A woman of many passions

She enjoyed listening to Mozart, Beethoven, Chopin, Nat King Cole, the Beatles, Barbra Streisand and Harry Belafonte. She went to see Marlene Dietrich singing on stage, and loved Ingrid Bergman's theatre.

She also loved going to the movies - her favourite Hollywood film was The King and I, which she said she saw at least 15 times, and Singing in the Rain. The James Bond films - or at least the ones featuring Sean Connery or Roger Moore - were also a favourite. But Bond wasn't the only British hero to catch her attention: she also owned every single one of the Sherlock Holmes detective novels.

Cars were another passion. At various points in her life she owned a grey Hillman and blue Chevrolet, Chrysler and a Mercedes. At home, she owned nine dogs.

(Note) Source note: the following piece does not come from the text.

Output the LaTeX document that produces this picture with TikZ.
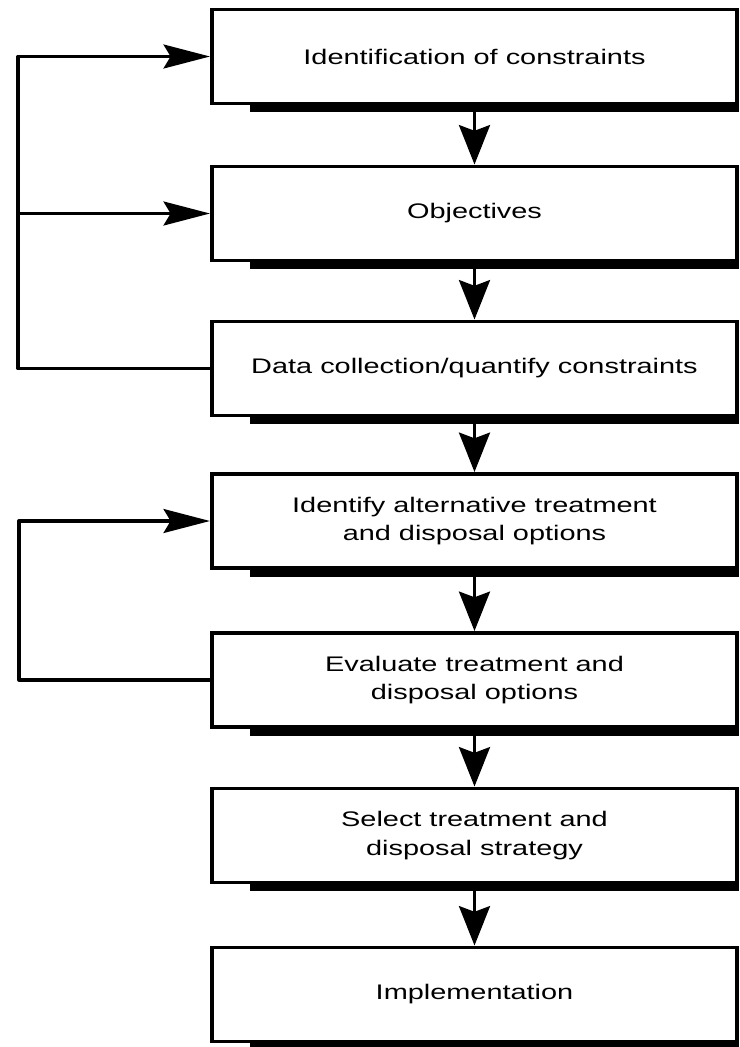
\documentclass[tikz,border=0pt]{standalone}
\usepackage{fontspec}
\setmainfont{Liberation Sans}[FakeStretch=1.37]
\usetikzlibrary{arrows.meta,calc}

\begin{document}
\begin{tikzpicture}[x=0.025cm, y=-0.025cm,
  every node/.style={font=\fontsize{15}{20.5}\selectfont},
  stagebox/.style={draw, line width=2.8pt, minimum width=13.125cm,
    minimum height=2.35cm, inner sep=0pt, align=center},
  vflow/.style={line width=2.5pt, -{Stealth[length=28pt, width=22pt, inset=4pt]}},
  hflow/.style={line width=2.3pt, line join=round,
    -{Stealth[length=33pt, width=17pt, inset=5pt]}}]
  \useasboundingbox (0,0) rectangle (740,1047);

  % Stages
  \node[stagebox] (ident)   at (474.5,56.5) {Identification of constraints};
  \node[stagebox] (obj)     at (474.5,213.5) {Objectives};
  \node[stagebox] (data)    at (474.5,368.5) {Data collection/quantify constraints};
  \node[stagebox] (altern)  at (474.5,521)   {Identify alternative treatment\\and disposal options};
  \node[stagebox] (evalopt) at (474.5,680)   {Evaluate treatment and\\disposal options};
  \node[stagebox] (select)  at (474.5,835.5) {Select treatment and\\disposal strategy};
  \node[stagebox] (impl)    at (474.5,994.5) {Implementation};

  % Shadow under each box
  \foreach \n in {ident,obj,data,altern,evalopt,select,impl}
    \fill ($(\n.south west)+(40,0)$) rectangle ($(\n.south east)+(0,7)$);

  % Main flow
  \draw[vflow] (ident.south) -- (obj.north);
  \draw[vflow] (obj.south) -- (data.north);
  \draw[vflow] (data.south) -- (altern.north);
  \draw[vflow] (altern.south) -- (evalopt.north);
  \draw[vflow] (evalopt.south) -- (select.north);
  \draw[vflow] (select.south) -- (impl.north);

  % Feedback loops
  \coordinate (loopA) at (18,0);
  \coordinate (loopB) at (19,0);
  \draw[hflow] (data.west) -| (loopA |- ident.west) -- (ident.west);
  \draw[hflow] (loopA |- obj.west) -- (obj.west);
  \draw[hflow] (evalopt.west) -| (loopB |- altern.west) -- (altern.west);
\end{tikzpicture}
\end{document}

Mangeshkar was an ardent cricket fan, often taking breaks from recordings to watch Test matches, and proudly boasted of owning a signed photograph of Don Bradman.

Image source, AFP
Image caption,
Indian cricketer Sachin Tendulkar gave Mangeshkar a signed shirt in 2014

She counted cooking and taking photographs, initially with a Rolleiflex camera, as her hobbies. On holidays in the US, she loved playing the slot machines in Las Vegas through the night.

"This may sound strange but when I used to visit America on holiday, I loved spending time in Las Vegas," she admitted during one interview.

"It's an exciting city. I really enjoyed playing the slot machines. I never played roulette or cards - but I used to spend the whole night at a slot machine. I was very lucky and won many times."

Mangeshkar could also be found studio hopping at the sitar maestro Ravi Shankar's studio, where she bumped into his friend George Harrison. In 1974, she was the first Indian to perform with the Wren Orchestra at the Royal Albert Hall.

"I always think: happiness is for sharing with the world, and sorrow is for keeping to yourself," Mangeshkar once said.

Her everlasting music certainly brought happiness to millions of Indians and, as Nasreen Munni Kabir says, "became the soundtrack" to their lives.